Movie theater in Springfield, Missouri, United States

Moxie Cinema (colloquially referred to as "The Moxie") is a non-profit, community-supported arthouse movie theater located in downtown Springfield, Missouri, in the Ozarks region. Established in 2005, it is known for showcasing independent, foreign, documentary, and classic films, and for serving as a cultural hub that enriches the local community through film.

==Overview==
The Moxie operates as a small, two-screen arthouse venue. It is affiliated with community-centered programming and often hosts special events such as filmmaker Q&As, thematic film series, and programming aimed at children and local filmmakers.

==History==
Moxie Cinema was founded by Dan and Nicole Chilton in September 2005 at 408 W. Walnut Street as Springfield's only arthouse theater . To finance the venture, the Chiltons employed creative fundraising methods, including cashing in their 401(k) retirement accounts and auctioning off the naming rights for the concession area on eBay.

In 2008, the Moxie relocated to a larger facility at 431 S. Jefferson Avenue, expanding to a two-screen operation.

In 2010, after having their first child, the Chiltons sold the theater to Downtown Springfield Community Cinema Inc., a newly formed nonprofit organization administered through the Community Foundation of the Ozarks.

In 2014, the Moxie moved to its current location at 305 S. Campbell Avenue.

==Mission and Programming==
The Moxie’s stated mission is “to enrich our community through film’s power to engage, educate, and inspire.” While offering traditional film screenings, the cinema also emphasizes:
- Showing critically acclaimed films—both new and old—that might otherwise not be exhibited locally.
- Hosting special programming such as world-class stage productions, local filmmaker showcases, and the “Essentials Series.”
- Facilitating speaker events to spark discussion and broaden cultural understanding.
- Partnering with other non-profits to illuminate and promote their missions through film.
- Offering children’s programming to visually and culturally expand young audiences.
- And yes—offering “killer popcorn” as a charming, recurring note in their outreach.

Educational initiatives and community programming—including film appreciation workshops, local showcases, and collaboration with universities—reinforce the cinema’s role as an educational and cultural institution.

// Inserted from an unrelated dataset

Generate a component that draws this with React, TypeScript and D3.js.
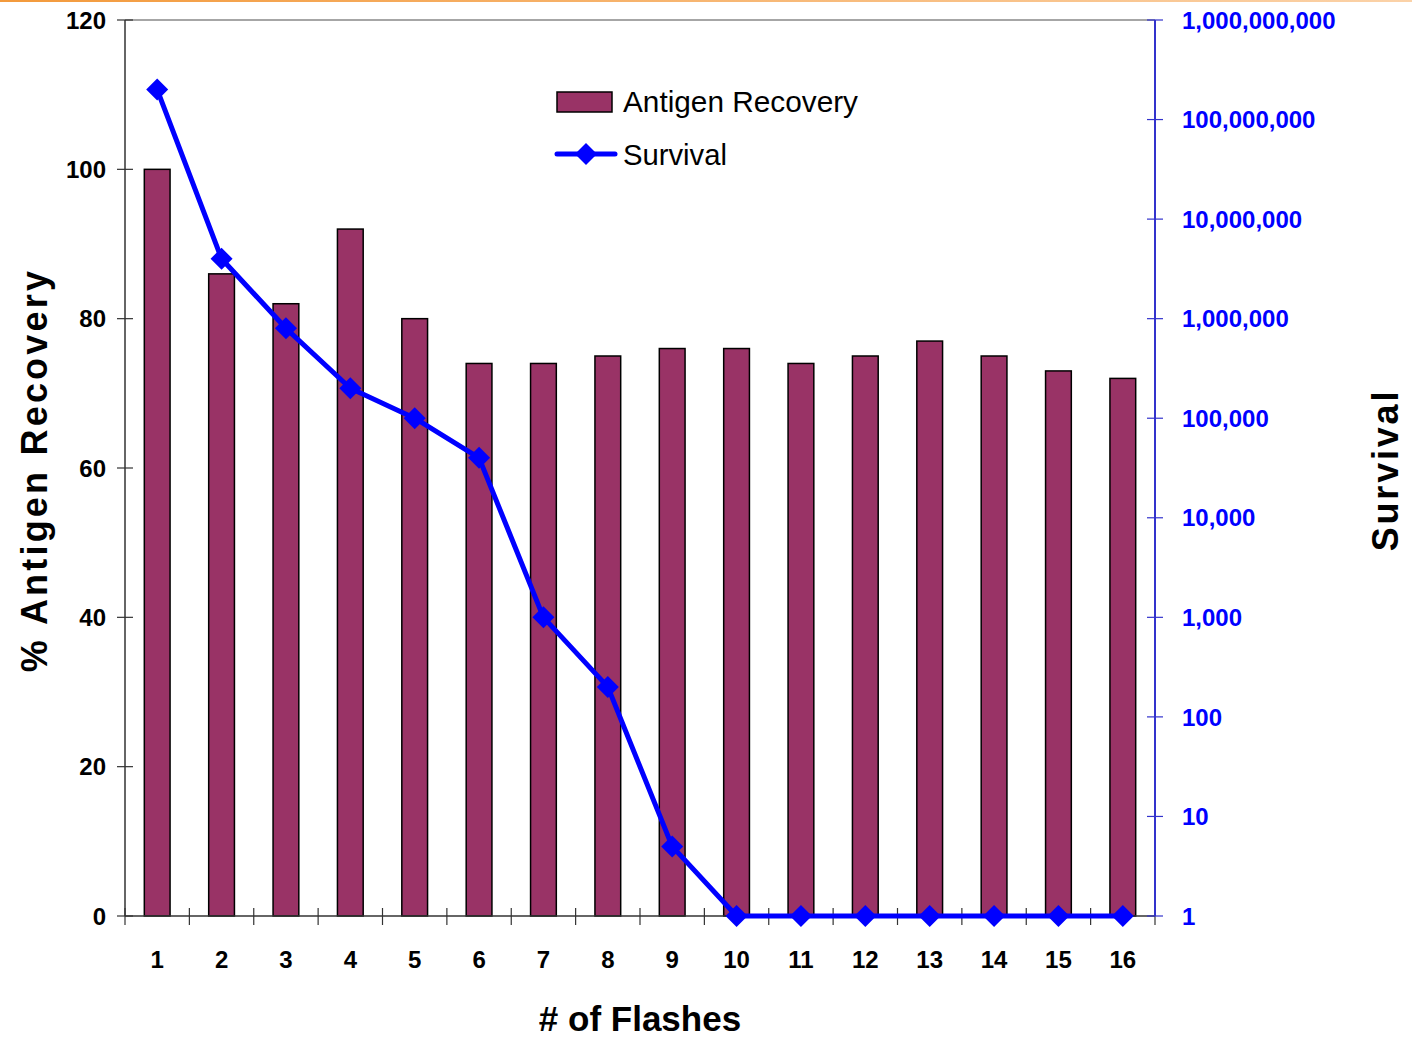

==Community Support and Memberships==
As a non-profit, The Moxie relies heavily on community membership, donations, and volunteers to sustain its mission. Members typically receive perks such as discounted admission and access to select events.

==Reception==
The cinema is frequently praised by locals and reviewers for its intimate atmosphere, thoughtful programming, and friendly staff. It is considered the only independent movie theater in Springfield and is noted for its unique film selections, comfortable setting, and strong community orientation.